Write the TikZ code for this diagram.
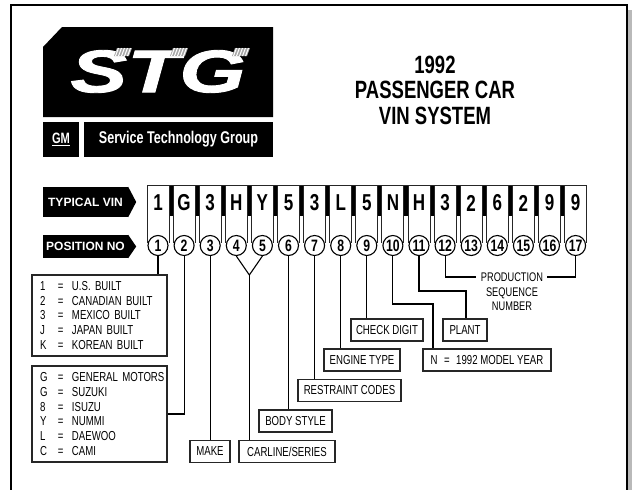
\documentclass[tikz,border=0pt]{standalone}
\usepackage{fontspec}
\setmainfont{Liberation Sans}
\newfontfamily\cond{Liberation Sans}[FakeStretch=0.74]
\newfontfamily\stgfont{Liberation Sans}[FakeStretch=1.42,FakeBold=1.5]
\begin{document}
\begin{tikzpicture}[x=1pt,y=-1pt,
  keyline/.style={line width=1pt,black!85},
  conn/.style={line width=1.1pt,black},
  vinchar/.style={inner sep=0pt,font=\cond\bfseries\fontsize{23}{23}\selectfont},
  posc/.style={circle,draw,line width=1.1pt,fill=white,minimum size=20pt,inner sep=0pt,
    font=\cond\bfseries\fontsize{16.5}{16.5}\selectfont},
  lbox/.style={draw,line width=1.2pt,black!85,text=black,inner sep=0pt,minimum height=22pt,
    font=\cond\fontsize{13}{13}\selectfont},
  listbox/.style={draw,line width=1.2pt,black!85,text=black,inner xsep=8pt,inner ysep=0pt,
    text width=119pt,align=left,font=\cond\fontsize{13}{14.8}\selectfont},
  arrlbl/.style={fill=black,text=white,inner sep=0pt,minimum width=85pt,
    font=\bfseries\fontsize{12}{12}\selectfont}
]
\useasboundingbox (0,0) rectangle (635,490);
% frame
\fill[gray!55] (628,10) rectangle (632,490);
\draw[line width=2pt] (11,492) -- (11,5) -- (627,5) -- (627,492);
% logo
\fill (62,27) -- (273,27) -- (273,117) -- (43,117) -- (43,47) -- cycle;
\node[text=white,inner sep=0pt,font=\stgfont\bfseries\itshape\fontsize{60}{60}\selectfont] (stg) at (158,71.5) {STG};
\foreach \sx in {114,170,232}{
  \fill[gray!70] (\sx,56) -- (\sx+15,56) -- (\sx+18,48) -- (\sx+3,48) -- cycle;
  \foreach \k in {1.5,4.5,...,15}{
    \draw[white,line width=1pt] (\sx+\k,56) -- (\sx+\k+3,48);
  }
}
\node[fill=black,text=white,minimum width=36pt,minimum height=35pt,inner sep=0pt,
  font=\cond\bfseries\fontsize{15}{15}\selectfont] (gm) at (61,139.5) {\underline{GM}};
\node[fill=black,text=white,minimum width=189pt,minimum height=35pt,inner sep=0pt,
  font=\cond\bfseries\fontsize{17}{17}\selectfont] (stgname) at (178.5,139.5) {Service Technology Group};
% title
\node[align=center,inner sep=0pt,font=\cond\bfseries\fontsize{25}{25.5}\selectfont] (title) at (435,90)
  {1992\\PASSENGER CAR\\VIN SYSTEM};
% left arrow labels
\node[arrlbl,minimum height=30pt] (typ) at (85.5,202) {TYPICAL VIN};
\fill (typ.north east) -- ([xshift=8pt]typ.east) -- (typ.south east) -- cycle;
\node[arrlbl,minimum height=23pt] (pos) at (85.5,246.5) {POSITION NO};
\fill (pos.north east) -- ([xshift=8pt]pos.east) -- (pos.south east) -- cycle;
% VIN keys
\foreach \i in {1,...,16}{
  \pgfmathsetmacro\cx{158+(\i-1)*26.1}
  \fill (\cx+10.5,185) rectangle (\cx+15.6,216);
}
\foreach \ch [count=\i] in {1,G,3,H,Y,5,3,L,5,N,H,3,2,6,2,9,9}{
  \pgfmathsetmacro\cx{158+(\i-1)*26.1}
  \draw[keyline] (\cx-11,185) -- (\cx-11,243) (\cx+11,185) -- (\cx+11,243);
  \node[vinchar] (v\i) at (\cx,203) {\ch};
  \node[posc] (c\i) at (\cx,245.5) {\i};
}
\draw[keyline] (147,185) -- (587,185);
% boxes
\node[listbox,minimum height=81pt] (b1) at (99.5,315.5)
  {\mbox{\makebox[18pt][l]{1}\makebox[14pt][l]{=}U.S. BUILT}\\
   \mbox{\makebox[18pt][l]{2}\makebox[14pt][l]{=}CANADIAN BUILT}\\
   \mbox{\makebox[18pt][l]{3}\makebox[14pt][l]{=}MEXICO BUILT}\\
   \mbox{\makebox[18pt][l]{J}\makebox[14pt][l]{=}JAPAN BUILT}\\
   \mbox{\makebox[18pt][l]{K}\makebox[14pt][l]{=}KOREAN BUILT}};
\node[listbox,minimum height=96pt] (b2) at (99.5,414)
  {\mbox{\makebox[18pt][l]{G}\makebox[14pt][l]{=}GENERAL MOTORS}\\
   \mbox{\makebox[18pt][l]{G}\makebox[14pt][l]{=}SUZUKI}\\
   \mbox{\makebox[18pt][l]{8}\makebox[14pt][l]{=}ISUZU}\\
   \mbox{\makebox[18pt][l]{Y}\makebox[14pt][l]{=}NUMMI}\\
   \mbox{\makebox[18pt][l]{L}\makebox[14pt][l]{=}DAEWOO}\\
   \mbox{\makebox[18pt][l]{C}\makebox[14pt][l]{=}CAMI}};
\node[lbox,minimum width=40pt] (make) at (210,451.5) {MAKE};
\node[lbox,minimum width=96pt] (carline) at (287,451.5) {CARLINE/SERIES};
\node[lbox,minimum width=73pt] (body) at (295.5,421) {BODY STYLE};
\node[lbox,minimum width=103pt] (restraint) at (349.5,390.5) {RESTRAINT CODES};
\node[lbox,minimum width=76pt] (engine) at (362,360) {ENGINE TYPE};
\node[lbox,minimum width=72pt] (check) at (387,330) {CHECK DIGIT};
\node[lbox,minimum width=128pt] (year) at (487,360) {N\enspace=\enspace1992 MODEL YEAR};
\node[lbox,minimum width=44pt] (plant) at (465,330) {PLANT};
\node[align=center,inner sep=0pt,font=\cond\fontsize{12.5}{14.5}\selectfont] (prod) at (512,292)
  {PRODUCTION\\SEQUENCE\\NUMBER};
% connectors
\coordinate (apex) at (249.35,275);
\coordinate (k10) at (433,304);
\coordinate (k11) at (466,291);
\coordinate (pl) at (476,277);
\coordinate (pr) at (547,277);
\draw[conn] (c1.south) -- (c1.south |- b1.north);
\draw[conn] (c2.south) |- (b2.east);
\draw[conn] (c3.south) -- (c3.south |- make.north);
\draw[conn] (c4.south) -- (apex) -- (c5.south);
\draw[conn] (apex) -- (apex |- carline.north);
\draw[conn] (c6.south) -- (c6.south |- body.north);
\draw[conn] (c7.south) -- (c7.south |- restraint.north);
\draw[conn] (c8.south) -- (c8.south |- engine.north);
\draw[conn] (c9.south) -- (c9.south |- check.north);
\draw[conn] (c10.south) |- (k10) -- (k10 |- year.north);
\draw[conn] (c11.south) |- (k11) -- (k11 |- plant.north);
\draw[conn] (c12.south) |- (pl);
\draw[conn] (c17.south) |- (pr);
\end{tikzpicture}
\end{document}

- **What the exercise asks**:
Leave out the pictures and output the rest of the material exactly as written.

- **Response for this exercise**:
Write the TikZ code for this diagram.
\documentclass[tikz,border=0pt]{standalone}
\usepackage{fontspec}
\setmainfont{Liberation Sans}
\newfontfamily\cond{Liberation Sans}[FakeStretch=0.74]
\newfontfamily\stgfont{Liberation Sans}[FakeStretch=1.42,FakeBold=1.5]
\begin{document}
\begin{tikzpicture}[x=1pt,y=-1pt,
  keyline/.style={line width=1pt,black!85},
  conn/.style={line width=1.1pt,black},
  vinchar/.style={inner sep=0pt,font=\cond\bfseries\fontsize{23}{23}\selectfont},
  posc/.style={circle,draw,line width=1.1pt,fill=white,minimum size=20pt,inner sep=0pt,
    font=\cond\bfseries\fontsize{16.5}{16.5}\selectfont},
  lbox/.style={draw,line width=1.2pt,black!85,text=black,inner sep=0pt,minimum height=22pt,
    font=\cond\fontsize{13}{13}\selectfont},
  listbox/.style={draw,line width=1.2pt,black!85,text=black,inner xsep=8pt,inner ysep=0pt,
    text width=119pt,align=left,font=\cond\fontsize{13}{14.8}\selectfont},
  arrlbl/.style={fill=black,text=white,inner sep=0pt,minimum width=85pt,
    font=\bfseries\fontsize{12}{12}\selectfont}
]
\useasboundingbox (0,0) rectangle (635,490);
% frame
\fill[gray!55] (628,10) rectangle (632,490);
\draw[line width=2pt] (11,492) -- (11,5) -- (627,5) -- (627,492);
% logo
\fill (62,27) -- (273,27) -- (273,117) -- (43,117) -- (43,47) -- cycle;
\node[text=white,inner sep=0pt,font=\stgfont\bfseries\itshape\fontsize{60}{60}\selectfont] (stg) at (158,71.5) {STG};
\foreach \sx in {114,170,232}{
  \fill[gray!70] (\sx,56) -- (\sx+15,56) -- (\sx+18,48) -- (\sx+3,48) -- cycle;
  \foreach \k in {1.5,4.5,...,15}{
    \draw[white,line width=1pt] (\sx+\k,56) -- (\sx+\k+3,48);
  }
}
\node[fill=black,text=white,minimum width=36pt,minimum height=35pt,inner sep=0pt,
  font=\cond\bfseries\fontsize{15}{15}\selectfont] (gm) at (61,139.5) {\underline{GM}};
\node[fill=black,text=white,minimum width=189pt,minimum height=35pt,inner sep=0pt,
  font=\cond\bfseries\fontsize{17}{17}\selectfont] (stgname) at (178.5,139.5) {Service Technology Group};
% title
\node[align=center,inner sep=0pt,font=\cond\bfseries\fontsize{25}{25.5}\selectfont] (title) at (435,90)
  {1992\\PASSENGER CAR\\VIN SYSTEM};
% left arrow labels
\node[arrlbl,minimum height=30pt] (typ) at (85.5,202) {TYPICAL VIN};
\fill (typ.north east) -- ([xshift=8pt]typ.east) -- (typ.south east) -- cycle;
\node[arrlbl,minimum height=23pt] (pos) at (85.5,246.5) {POSITION NO};
\fill (pos.north east) -- ([xshift=8pt]pos.east) -- (pos.south east) -- cycle;
% VIN keys
\foreach \i in {1,...,16}{
  \pgfmathsetmacro\cx{158+(\i-1)*26.1}
  \fill (\cx+10.5,185) rectangle (\cx+15.6,216);
}
\foreach \ch [count=\i] in {1,G,3,H,Y,5,3,L,5,N,H,3,2,6,2,9,9}{
  \pgfmathsetmacro\cx{158+(\i-1)*26.1}
  \draw[keyline] (\cx-11,185) -- (\cx-11,243) (\cx+11,185) -- (\cx+11,243);
  \node[vinchar] (v\i) at (\cx,203) {\ch};
  \node[posc] (c\i) at (\cx,245.5) {\i};
}
\draw[keyline] (147,185) -- (587,185);
% boxes
\node[listbox,minimum height=81pt] (b1) at (99.5,315.5)
  {\mbox{\makebox[18pt][l]{1}\makebox[14pt][l]{=}U.S. BUILT}\\
   \mbox{\makebox[18pt][l]{2}\makebox[14pt][l]{=}CANADIAN BUILT}\\
   \mbox{\makebox[18pt][l]{3}\makebox[14pt][l]{=}MEXICO BUILT}\\
   \mbox{\makebox[18pt][l]{J}\makebox[14pt][l]{=}JAPAN BUILT}\\
   \mbox{\makebox[18pt][l]{K}\makebox[14pt][l]{=}KOREAN BUILT}};
\node[listbox,minimum height=96pt] (b2) at (99.5,414)
  {\mbox{\makebox[18pt][l]{G}\makebox[14pt][l]{=}GENERAL MOTORS}\\
   \mbox{\makebox[18pt][l]{G}\makebox[14pt][l]{=}SUZUKI}\\
   \mbox{\makebox[18pt][l]{8}\makebox[14pt][l]{=}ISUZU}\\
   \mbox{\makebox[18pt][l]{Y}\makebox[14pt][l]{=}NUMMI}\\
   \mbox{\makebox[18pt][l]{L}\makebox[14pt][l]{=}DAEWOO}\\
   \mbox{\makebox[18pt][l]{C}\makebox[14pt][l]{=}CAMI}};
\node[lbox,minimum width=40pt] (make) at (210,451.5) {MAKE};
\node[lbox,minimum width=96pt] (carline) at (287,451.5) {CARLINE/SERIES};
\node[lbox,minimum width=73pt] (body) at (295.5,421) {BODY STYLE};
\node[lbox,minimum width=103pt] (restraint) at (349.5,390.5) {RESTRAINT CODES};
\node[lbox,minimum width=76pt] (engine) at (362,360) {ENGINE TYPE};
\node[lbox,minimum width=72pt] (check) at (387,330) {CHECK DIGIT};
\node[lbox,minimum width=128pt] (year) at (487,360) {N\enspace=\enspace1992 MODEL YEAR};
\node[lbox,minimum width=44pt] (plant) at (465,330) {PLANT};
\node[align=center,inner sep=0pt,font=\cond\fontsize{12.5}{14.5}\selectfont] (prod) at (512,292)
  {PRODUCTION\\SEQUENCE\\NUMBER};
% connectors
\coordinate (apex) at (249.35,275);
\coordinate (k10) at (433,304);
\coordinate (k11) at (466,291);
\coordinate (pl) at (476,277);
\coordinate (pr) at (547,277);
\draw[conn] (c1.south) -- (c1.south |- b1.north);
\draw[conn] (c2.south) |- (b2.east);
\draw[conn] (c3.south) -- (c3.south |- make.north);
\draw[conn] (c4.south) -- (apex) -- (c5.south);
\draw[conn] (apex) -- (apex |- carline.north);
\draw[conn] (c6.south) -- (c6.south |- body.north);
\draw[conn] (c7.south) -- (c7.south |- restraint.north);
\draw[conn] (c8.south) -- (c8.south |- engine.north);
\draw[conn] (c9.south) -- (c9.south |- check.north);
\draw[conn] (c10.south) |- (k10) -- (k10 |- year.north);
\draw[conn] (c11.south) |- (k11) -- (k11 |- plant.north);
\draw[conn] (c12.south) |- (pl);
\draw[conn] (c17.south) |- (pr);
\end{tikzpicture}
\end{document}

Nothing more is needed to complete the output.